Given material -
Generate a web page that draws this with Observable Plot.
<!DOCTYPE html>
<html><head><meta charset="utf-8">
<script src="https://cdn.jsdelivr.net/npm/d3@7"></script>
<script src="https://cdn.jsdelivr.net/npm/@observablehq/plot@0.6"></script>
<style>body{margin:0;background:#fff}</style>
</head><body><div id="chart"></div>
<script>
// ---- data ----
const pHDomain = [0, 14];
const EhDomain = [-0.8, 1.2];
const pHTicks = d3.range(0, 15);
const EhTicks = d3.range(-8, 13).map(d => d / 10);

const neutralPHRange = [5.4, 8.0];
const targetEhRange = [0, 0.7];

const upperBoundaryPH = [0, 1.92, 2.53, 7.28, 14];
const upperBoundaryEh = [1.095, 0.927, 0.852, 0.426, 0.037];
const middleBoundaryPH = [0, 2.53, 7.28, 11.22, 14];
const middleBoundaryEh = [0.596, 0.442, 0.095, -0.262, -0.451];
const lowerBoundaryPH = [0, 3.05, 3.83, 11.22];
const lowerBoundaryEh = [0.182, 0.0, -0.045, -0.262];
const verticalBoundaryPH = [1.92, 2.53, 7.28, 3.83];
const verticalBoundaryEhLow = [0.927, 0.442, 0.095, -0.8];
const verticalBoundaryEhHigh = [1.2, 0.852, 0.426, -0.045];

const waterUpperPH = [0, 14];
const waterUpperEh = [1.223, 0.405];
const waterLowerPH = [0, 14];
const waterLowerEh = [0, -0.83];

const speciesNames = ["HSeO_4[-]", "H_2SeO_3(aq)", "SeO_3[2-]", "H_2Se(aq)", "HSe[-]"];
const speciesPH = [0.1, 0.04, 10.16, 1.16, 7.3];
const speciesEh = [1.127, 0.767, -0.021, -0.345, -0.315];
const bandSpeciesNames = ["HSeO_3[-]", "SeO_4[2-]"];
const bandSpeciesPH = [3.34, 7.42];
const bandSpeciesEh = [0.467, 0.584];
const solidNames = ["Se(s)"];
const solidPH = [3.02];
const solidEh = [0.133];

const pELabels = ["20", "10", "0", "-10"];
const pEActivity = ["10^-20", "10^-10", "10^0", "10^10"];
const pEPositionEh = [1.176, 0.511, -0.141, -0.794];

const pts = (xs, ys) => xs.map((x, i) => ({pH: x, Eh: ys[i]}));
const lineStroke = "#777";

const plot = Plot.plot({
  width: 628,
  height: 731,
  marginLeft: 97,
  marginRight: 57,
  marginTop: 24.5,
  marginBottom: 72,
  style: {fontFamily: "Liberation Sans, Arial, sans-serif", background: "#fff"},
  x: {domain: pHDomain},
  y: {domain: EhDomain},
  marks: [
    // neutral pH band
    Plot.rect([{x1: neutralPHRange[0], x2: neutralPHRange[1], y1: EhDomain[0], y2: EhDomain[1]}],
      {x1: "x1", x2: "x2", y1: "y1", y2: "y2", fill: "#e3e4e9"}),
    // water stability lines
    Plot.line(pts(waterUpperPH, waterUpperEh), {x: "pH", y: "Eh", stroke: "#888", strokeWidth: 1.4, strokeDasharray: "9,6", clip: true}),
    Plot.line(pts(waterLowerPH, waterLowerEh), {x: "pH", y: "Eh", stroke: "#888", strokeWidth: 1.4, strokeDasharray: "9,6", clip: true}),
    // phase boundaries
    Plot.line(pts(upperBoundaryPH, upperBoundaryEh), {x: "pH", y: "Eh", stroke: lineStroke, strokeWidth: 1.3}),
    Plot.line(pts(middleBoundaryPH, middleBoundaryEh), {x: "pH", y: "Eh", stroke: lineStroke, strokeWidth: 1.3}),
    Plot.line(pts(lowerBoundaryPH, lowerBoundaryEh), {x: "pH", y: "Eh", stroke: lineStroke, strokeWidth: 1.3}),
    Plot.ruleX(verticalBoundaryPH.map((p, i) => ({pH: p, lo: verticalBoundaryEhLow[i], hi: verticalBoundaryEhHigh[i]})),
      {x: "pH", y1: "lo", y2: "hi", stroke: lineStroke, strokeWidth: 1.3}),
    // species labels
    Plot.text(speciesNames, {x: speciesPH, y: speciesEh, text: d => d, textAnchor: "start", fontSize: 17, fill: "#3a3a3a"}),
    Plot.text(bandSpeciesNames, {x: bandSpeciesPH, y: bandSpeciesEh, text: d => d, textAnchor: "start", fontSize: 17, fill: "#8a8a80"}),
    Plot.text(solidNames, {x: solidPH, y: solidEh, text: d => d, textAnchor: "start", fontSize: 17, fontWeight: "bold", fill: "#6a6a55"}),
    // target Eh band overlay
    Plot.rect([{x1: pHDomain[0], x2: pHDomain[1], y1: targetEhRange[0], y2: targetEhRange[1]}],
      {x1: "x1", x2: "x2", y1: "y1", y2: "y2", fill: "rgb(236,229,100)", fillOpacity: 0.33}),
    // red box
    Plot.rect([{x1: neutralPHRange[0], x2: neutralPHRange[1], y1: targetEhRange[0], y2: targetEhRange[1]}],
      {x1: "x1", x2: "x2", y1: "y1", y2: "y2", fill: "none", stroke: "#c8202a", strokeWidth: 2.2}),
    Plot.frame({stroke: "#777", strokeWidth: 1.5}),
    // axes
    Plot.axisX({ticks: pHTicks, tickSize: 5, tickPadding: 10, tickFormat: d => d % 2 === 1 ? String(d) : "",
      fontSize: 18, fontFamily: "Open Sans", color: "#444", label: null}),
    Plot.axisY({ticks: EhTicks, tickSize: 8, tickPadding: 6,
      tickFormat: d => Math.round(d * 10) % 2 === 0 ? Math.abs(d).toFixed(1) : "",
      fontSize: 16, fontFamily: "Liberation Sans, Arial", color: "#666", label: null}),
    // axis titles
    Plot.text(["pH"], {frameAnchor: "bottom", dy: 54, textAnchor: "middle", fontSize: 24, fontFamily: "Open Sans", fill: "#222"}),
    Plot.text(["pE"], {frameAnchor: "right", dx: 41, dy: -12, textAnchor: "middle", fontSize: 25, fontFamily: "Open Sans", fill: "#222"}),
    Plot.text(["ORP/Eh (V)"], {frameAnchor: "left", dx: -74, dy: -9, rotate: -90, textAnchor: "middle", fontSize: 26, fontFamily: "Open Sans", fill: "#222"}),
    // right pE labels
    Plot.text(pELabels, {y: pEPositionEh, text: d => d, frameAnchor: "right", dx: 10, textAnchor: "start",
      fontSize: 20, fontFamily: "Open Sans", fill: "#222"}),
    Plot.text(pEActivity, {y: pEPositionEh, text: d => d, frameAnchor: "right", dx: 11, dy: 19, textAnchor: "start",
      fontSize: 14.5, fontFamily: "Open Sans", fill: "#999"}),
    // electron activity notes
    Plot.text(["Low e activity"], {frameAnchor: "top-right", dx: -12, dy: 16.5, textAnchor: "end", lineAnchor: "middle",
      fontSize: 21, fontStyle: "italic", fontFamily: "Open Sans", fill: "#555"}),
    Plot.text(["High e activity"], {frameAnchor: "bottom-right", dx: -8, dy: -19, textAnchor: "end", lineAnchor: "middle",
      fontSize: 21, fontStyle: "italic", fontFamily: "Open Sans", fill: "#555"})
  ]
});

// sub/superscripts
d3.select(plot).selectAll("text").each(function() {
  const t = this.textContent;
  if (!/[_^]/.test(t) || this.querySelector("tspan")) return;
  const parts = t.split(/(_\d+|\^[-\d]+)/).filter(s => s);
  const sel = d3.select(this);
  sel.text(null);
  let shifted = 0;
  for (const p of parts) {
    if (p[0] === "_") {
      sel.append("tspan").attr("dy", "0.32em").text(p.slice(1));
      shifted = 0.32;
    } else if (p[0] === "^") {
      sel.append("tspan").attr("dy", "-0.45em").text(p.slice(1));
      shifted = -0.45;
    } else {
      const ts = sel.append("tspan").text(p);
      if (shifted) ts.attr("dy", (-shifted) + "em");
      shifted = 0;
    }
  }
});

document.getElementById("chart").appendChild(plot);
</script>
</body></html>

Task details - In the listing above, please print only the lines from the first one to the line where "const waterLowerEh = [0, -0.83];" appears, exactly as written, both of those lines included.

Expected answer -
Generate a web page that draws this with Observable Plot.
<!DOCTYPE html>
<html><head><meta charset="utf-8">
<script src="https://cdn.jsdelivr.net/npm/d3@7"></script>
<script src="https://cdn.jsdelivr.net/npm/@observablehq/plot@0.6"></script>
<style>body{margin:0;background:#fff}</style>
</head><body><div id="chart"></div>
<script>
// ---- data ----
const pHDomain = [0, 14];
const EhDomain = [-0.8, 1.2];
const pHTicks = d3.range(0, 15);
const EhTicks = d3.range(-8, 13).map(d => d / 10);

const neutralPHRange = [5.4, 8.0];
const targetEhRange = [0, 0.7];

const upperBoundaryPH = [0, 1.92, 2.53, 7.28, 14];
const upperBoundaryEh = [1.095, 0.927, 0.852, 0.426, 0.037];
const middleBoundaryPH = [0, 2.53, 7.28, 11.22, 14];
const middleBoundaryEh = [0.596, 0.442, 0.095, -0.262, -0.451];
const lowerBoundaryPH = [0, 3.05, 3.83, 11.22];
const lowerBoundaryEh = [0.182, 0.0, -0.045, -0.262];
const verticalBoundaryPH = [1.92, 2.53, 7.28, 3.83];
const verticalBoundaryEhLow = [0.927, 0.442, 0.095, -0.8];
const verticalBoundaryEhHigh = [1.2, 0.852, 0.426, -0.045];

const waterUpperPH = [0, 14];
const waterUpperEh = [1.223, 0.405];
const waterLowerPH = [0, 14];
const waterLowerEh = [0, -0.83];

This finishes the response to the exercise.